(Requirements):
Reproduce, character for character, the lines below from the first through the one with "from matplotlib.patches import". Leave pictures out.

(Data block):
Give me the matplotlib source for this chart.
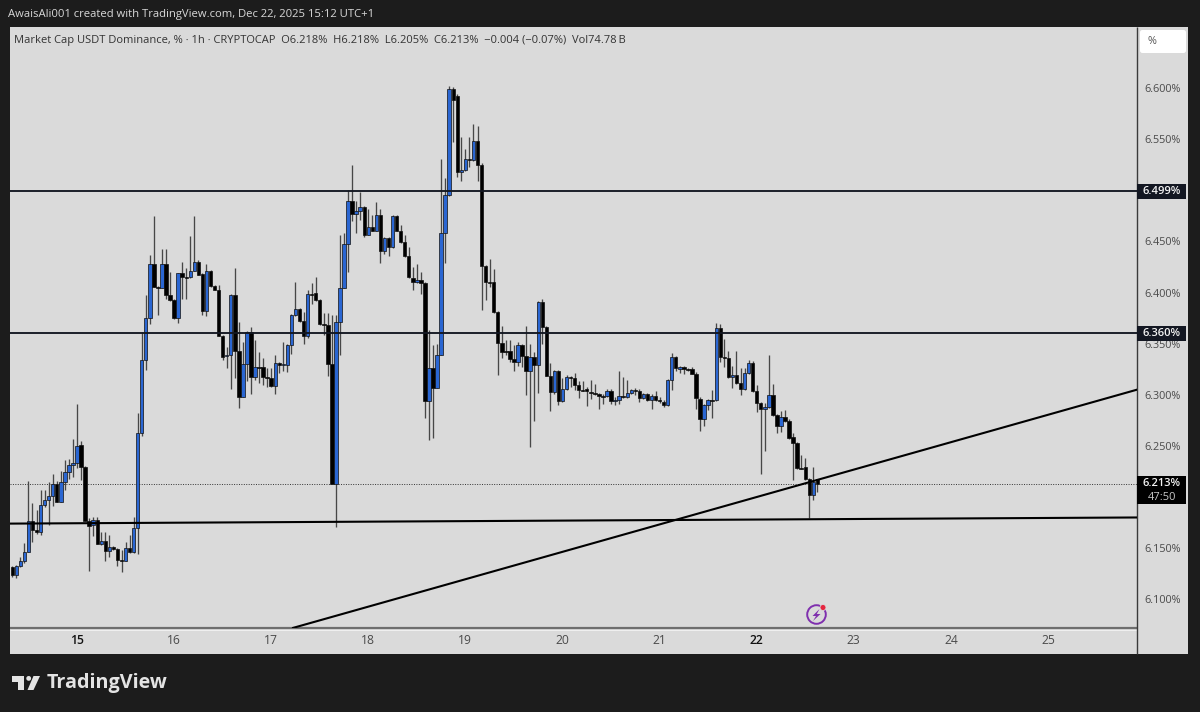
import numpy as np
import matplotlib
matplotlib.use("Agg")
import matplotlib.pyplot as plt
from matplotlib.patches import Rectangle, Polygon, Circle, FancyBboxPatch

opens = [
6.132,6.124,6.133,6.137,6.146,6.177,6.168,6.166,6.192,6.197,
6.201,6.213,6.195,6.215,6.224,6.231,6.233,6.251,6.229,6.177,
6.173,6.178,6.154,6.157,6.147,6.151,6.149,6.138,6.137,6.150,
6.146,6.170,6.263,6.334,6.375,6.428,6.405,6.404,6.428,6.398,
6.393,6.375,6.419,6.415,6.415,6.421,6.430,6.418,6.382,6.421,
6.406,6.402,6.357,6.338,6.339,6.398,6.343,6.298,6.330,6.361,
6.317,6.327,6.327,6.317,6.316,6.309,6.331,6.329,6.329,6.349,
6.378,6.384,6.372,6.357,6.399,6.400,6.393,6.369,6.368,6.330,
6.213,6.371,6.404,6.447,6.490,6.477,6.480,6.484,6.456,6.464,
6.460,6.476,6.441,6.453,6.445,6.475,6.460,6.449,6.436,6.414,
6.410,6.412,6.409,6.294,6.326,6.307,6.339,6.458,6.495,6.599,
6.592,6.518,6.520,6.531,6.530,6.548,6.525,6.426,6.410,6.410,
6.381,6.351,6.343,6.343,6.335,6.332,6.349,6.338,6.323,6.337,
6.329,6.391,6.366,6.318,6.303,6.323,6.294,6.306,6.317,6.316,
6.310,6.305,6.306,6.303,6.302,6.301,6.299,6.299,6.304,6.294,
6.295,6.299,6.298,6.302,6.305,6.304,6.297,6.301,6.295,6.299,
6.295,6.293,6.290,6.314,6.337,6.325,6.327,6.325,6.325,6.320,
6.296,6.276,6.290,6.295,6.295,6.365,6.337,6.336,6.317,6.319,
6.312,6.306,6.321,6.331,6.304,6.292,6.286,6.288,6.300,6.280,
6.269,6.278,6.274,6.259,6.253,6.228,6.229,6.218,6.202,6.218]

highs = [
6.133,6.134,6.141,6.155,6.216,6.194,6.187,6.207,6.207,6.215,
6.223,6.216,6.225,6.236,6.237,6.257,6.291,6.255,6.230,6.179,
6.180,6.180,6.166,6.166,6.163,6.152,6.150,6.148,6.156,6.163,
6.180,6.282,6.361,6.398,6.437,6.475,6.406,6.443,6.443,6.420,
6.394,6.419,6.430,6.424,6.455,6.475,6.432,6.419,6.428,6.422,
6.407,6.407,6.358,6.347,6.399,6.424,6.371,6.352,6.362,6.366,
6.354,6.342,6.336,6.326,6.326,6.339,6.332,6.352,6.350,6.379,
6.410,6.385,6.381,6.402,6.409,6.415,6.394,6.380,6.380,6.378,
6.378,6.456,6.458,6.500,6.525,6.490,6.498,6.485,6.482,6.476,
6.489,6.482,6.454,6.454,6.476,6.476,6.466,6.456,6.445,6.425,
6.428,6.420,6.410,6.363,6.349,6.350,6.531,6.512,6.602,6.601,
6.594,6.552,6.540,6.552,6.565,6.563,6.527,6.427,6.433,6.423,
6.382,6.367,6.354,6.354,6.349,6.352,6.350,6.367,6.350,6.342,
6.392,6.394,6.367,6.331,6.324,6.324,6.316,6.319,6.318,6.321,
6.313,6.313,6.308,6.314,6.311,6.302,6.301,6.306,6.306,6.298,
6.323,6.317,6.314,6.306,6.307,6.306,6.302,6.302,6.301,6.304,
6.298,6.295,6.315,6.341,6.338,6.328,6.328,6.326,6.327,6.322,
6.298,6.291,6.296,6.305,6.370,6.369,6.355,6.343,6.328,6.343,
6.326,6.326,6.334,6.333,6.310,6.293,6.292,6.339,6.311,6.281,
6.284,6.285,6.276,6.263,6.254,6.241,6.238,6.219,6.229,6.218]

lows = [
6.122,6.121,6.132,6.135,6.146,6.156,6.164,6.163,6.190,6.173,
6.191,6.195,6.195,6.207,6.218,6.220,6.228,6.217,6.177,6.128,
6.162,6.154,6.153,6.137,6.141,6.148,6.133,6.127,6.137,6.145,
6.145,6.144,6.260,6.324,6.369,6.405,6.378,6.404,6.394,6.392,
6.374,6.370,6.394,6.394,6.414,6.421,6.417,6.378,6.377,6.405,
6.402,6.357,6.334,6.326,6.306,6.316,6.287,6.298,6.313,6.301,
6.314,6.312,6.310,6.308,6.308,6.301,6.321,6.323,6.322,6.340,
6.377,6.371,6.350,6.356,6.389,6.392,6.368,6.358,6.318,6.213,
6.171,6.339,6.404,6.420,6.470,6.458,6.471,6.454,6.456,6.460,
6.460,6.429,6.438,6.436,6.444,6.460,6.448,6.435,6.414,6.402,
6.409,6.399,6.277,6.256,6.258,6.307,6.339,6.429,6.494,6.547,
6.513,6.509,6.519,6.523,6.529,6.509,6.383,6.393,6.405,6.380,
6.319,6.336,6.339,6.332,6.323,6.328,6.327,6.300,6.249,6.274,
6.302,6.350,6.318,6.284,6.301,6.290,6.293,6.305,6.308,6.305,
6.297,6.304,6.289,6.296,6.300,6.286,6.291,6.298,6.291,6.290,
6.291,6.297,6.297,6.301,6.300,6.293,6.296,6.294,6.286,6.294,
6.292,6.288,6.289,6.305,6.323,6.321,6.320,6.323,6.320,6.286,
6.265,6.269,6.285,6.277,6.294,6.332,6.327,6.316,6.307,6.311,
6.300,6.305,6.320,6.303,6.283,6.223,6.245,6.287,6.279,6.263,
6.264,6.273,6.257,6.217,6.227,6.227,6.217,6.179,6.197,6.205]

closes = [
6.124,6.133,6.137,6.146,6.177,6.168,6.166,6.192,6.197,6.201,
6.213,6.195,6.215,6.224,6.231,6.233,6.250,6.229,6.177,6.172,
6.178,6.154,6.157,6.147,6.151,6.149,6.138,6.137,6.150,6.146,
6.170,6.263,6.334,6.375,6.428,6.405,6.404,6.428,6.398,6.393,
6.375,6.419,6.415,6.414,6.421,6.430,6.417,6.382,6.421,6.406,
6.402,6.357,6.337,6.339,6.398,6.343,6.298,6.330,6.361,6.317,
6.327,6.326,6.317,6.316,6.309,6.331,6.329,6.330,6.349,6.378,
6.384,6.372,6.357,6.399,6.398,6.393,6.369,6.368,6.330,6.213,
6.371,6.404,6.447,6.490,6.477,6.480,6.484,6.456,6.464,6.460,
6.476,6.441,6.453,6.445,6.475,6.460,6.449,6.436,6.415,6.410,
6.412,6.409,6.294,6.326,6.307,6.339,6.458,6.495,6.599,6.588,
6.518,6.520,6.531,6.530,6.548,6.525,6.426,6.410,6.409,6.381,
6.351,6.342,6.342,6.335,6.332,6.349,6.338,6.323,6.337,6.329,
6.391,6.366,6.318,6.303,6.323,6.294,6.306,6.317,6.316,6.310,
6.305,6.304,6.304,6.302,6.301,6.299,6.298,6.304,6.294,6.295,
6.299,6.298,6.302,6.305,6.304,6.297,6.301,6.295,6.299,6.295,
6.294,6.290,6.314,6.337,6.326,6.327,6.325,6.324,6.320,6.297,
6.276,6.290,6.295,6.294,6.365,6.337,6.336,6.317,6.319,6.312,
6.306,6.321,6.331,6.304,6.292,6.286,6.288,6.300,6.280,6.269,
6.278,6.274,6.258,6.253,6.228,6.227,6.218,6.202,6.215,6.213]

first_hour = -16                 # hours relative to 00:00 on the 15th
day_labels = [15, 16, 17, 18, 19, 20, 21, 22, 23, 24, 25]
strong_days = [15, 22]
# the 6.200% label sits behind the last-price tag in the reference
price_ticks = [6.10, 6.15, 6.25, 6.30, 6.35, 6.40, 6.45, 6.50, 6.55, 6.60]
levels = [6.499, 6.360]
last_price = 6.213
floor_line_hours, floor_line_prices = [-16.56, 262.0], [6.174, 6.180]
trend_line_hours, trend_line_prices = [53.4, 262.0], [6.072, 6.305]

FONT = "Open Sans"
DARK = "#1c1c1c"
PANE = "#dadada"
UP = "#2a66d2"
DOWN = "#000000"
INK = "#131722"

plt.rcParams["font.family"] = FONT
W, H = 1200, 712
fig = plt.figure(figsize=(W / 100, H / 100), dpi=100, facecolor=DARK)

# backdrop in pixel coordinates
back = fig.add_axes([0, 0, 1, 1], zorder=0)
back.set_xlim(0, W); back.set_ylim(H, 0); back.axis("off")
back.add_patch(Rectangle((10, 27), 1178, 627, fc=PANE, ec="none"))
back.plot([10, 1137], [628, 628], color="#6e6e6e", lw=1.6, solid_capstyle="butt")
back.plot([10, 1137], [630, 630], color="#f0f0f0", lw=0.7, solid_capstyle="butt")
back.plot([1137, 1137], [27, 654], color="#3a3a3a", lw=1.0, solid_capstyle="butt")

# price pane
ax = fig.add_axes([10 / W, 1 - 628 / H, 1127 / W, 601 / H], zorder=1)
ax.patch.set_alpha(0)
ax.set_xlim(-16.56, 262.0)
ax.set_ylim(6.0719, 6.6597)
for s in ax.spines.values():
    s.set_visible(False)

x = np.arange(len(opens)) + first_hour
o, h, l, c = map(np.array, (opens, highs, lows, closes))
up = c >= o
colors = [UP if u else DOWN for u in up]
ax.vlines(x, l, h, color="#474747", lw=0.95, zorder=2)
ax.bar(x, np.maximum(np.abs(c - o), 0.0006), bottom=np.minimum(o, c), width=0.85,
       color=colors, edgecolor="#101010", linewidth=0.5, zorder=3)

for lv in levels:
    ax.axhline(lv, color=INK, lw=1.35, zorder=4)
ax.axhline(last_price, color="#333333", lw=0.7, ls=(0, (1, 1.5)), zorder=1)
ax.plot(floor_line_hours, floor_line_prices, color="#000000", lw=1.5, zorder=4)
ax.plot(trend_line_hours, trend_line_prices, color="#000000", lw=1.5, zorder=4)

ax.yaxis.tick_right()
ax.set_yticks(price_ticks)
ax.set_yticklabels([f"{p:.3f}%" for p in price_ticks])
ax.tick_params(axis="y", length=0, pad=5.2, labelsize=7.8, labelcolor="#4a4a4a")
ax.set_xticks([(d - 15) * 24 for d in day_labels])
ax.set_xticklabels([str(d) for d in day_labels])
ax.tick_params(axis="x", length=0, pad=4.5, labelsize=8.7, labelcolor="#4a4a4a")
for t, d in zip(ax.get_xticklabels(), day_labels):
    if d in strong_days:
        t.set_color("#111111")
        t.set_fontweight("semibold")

# overlay: labels, tags, logos
top = fig.add_axes([0, 0, 1, 1], zorder=2)
top.set_xlim(0, W); top.set_ylim(H, 0); top.axis("off")
top.text(8, 15, "AwaisAli001 created with TradingView.com, Dec 22, 2025 15:12 UTC+1",
         color="#d8d8d8", fontsize=8.07, va="center", ha="left")
top.text(14, 41,
         "Market Cap USDT Dominance, % \u00b7 1h \u00b7 CRYPTOCAP  O6.218%  H6.218%  L6.205%  C6.213%  \u22120.004 (\u22120.07%)  Vol74.78\u2009B",
         color="#333333", fontsize=7.98, va="center", ha="left")

top.add_patch(FancyBboxPatch((1142, 32), 42, 19, boxstyle="round,pad=2,rounding_size=2.5",
                             fc="#ffffff", ec="none"))
top.text(1152, 42, "%", color="#555555", fontsize=7.8, ha="center", va="center")

for lv in levels:
    y_px = 88 + (6.6 - lv) * 1022
    top.add_patch(Rectangle((1137, y_px - 7.5), 49, 15, fc=INK, ec="none"))
    top.text(1162, y_px, f"{lv:.3f}%", color="#f2f2f2", fontsize=8.0,
             fontweight="semibold", ha="center", va="center")
top.add_patch(Rectangle((1137, 476), 49, 28, fc="#000000", ec="none"))
top.text(1162, 483.5, f"{last_price:.3f}%", color="#f2f2f2", fontsize=8.0,
         fontweight="semibold", ha="center", va="center")
top.text(1162, 498, "47:50", color="#c8c8c8", fontsize=8.0, ha="center", va="center")

# bolt icon
PURPLE = "#7f2fae"
top.add_patch(Circle((816.5, 614.5), 9.3, fc="none", ec=PURPLE, lw=1.4))
top.add_patch(Polygon([(819.5, 609), (812.5, 616), (816, 616), (813, 621), (820.5, 614), (816.8, 614)],
                      closed=True, fc=PURPLE, ec="none"))
top.add_patch(Circle((823, 607.5), 3.0, fc="#e5263f", ec=PANE, lw=0.6))

# TradingView mark and word
logo = "#e4e4e4"
top.add_patch(Polygon([(12, 676), (24, 676), (24, 690), (18, 690), (18, 682), (12, 682)], closed=True, fc=logo, ec="none"))
top.add_patch(Circle((28.7, 678.4), 2.4, fc=logo, ec="none"))
top.add_patch(Polygon([(27.5, 690), (33.5, 690), (40, 676), (33.5, 676)], closed=True, fc=logo, ec="none"))
top.text(47, 683, "TradingView", color=logo, fontsize=14.2, fontweight="bold", ha="left", va="center")

fig.savefig("out.png", dpi=100, facecolor=DARK)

(Solution to the problem):
Give me the matplotlib source for this chart.
import numpy as np
import matplotlib
matplotlib.use("Agg")
import matplotlib.pyplot as plt
from matplotlib.patches import Rectangle, Polygon, Circle, FancyBboxPatch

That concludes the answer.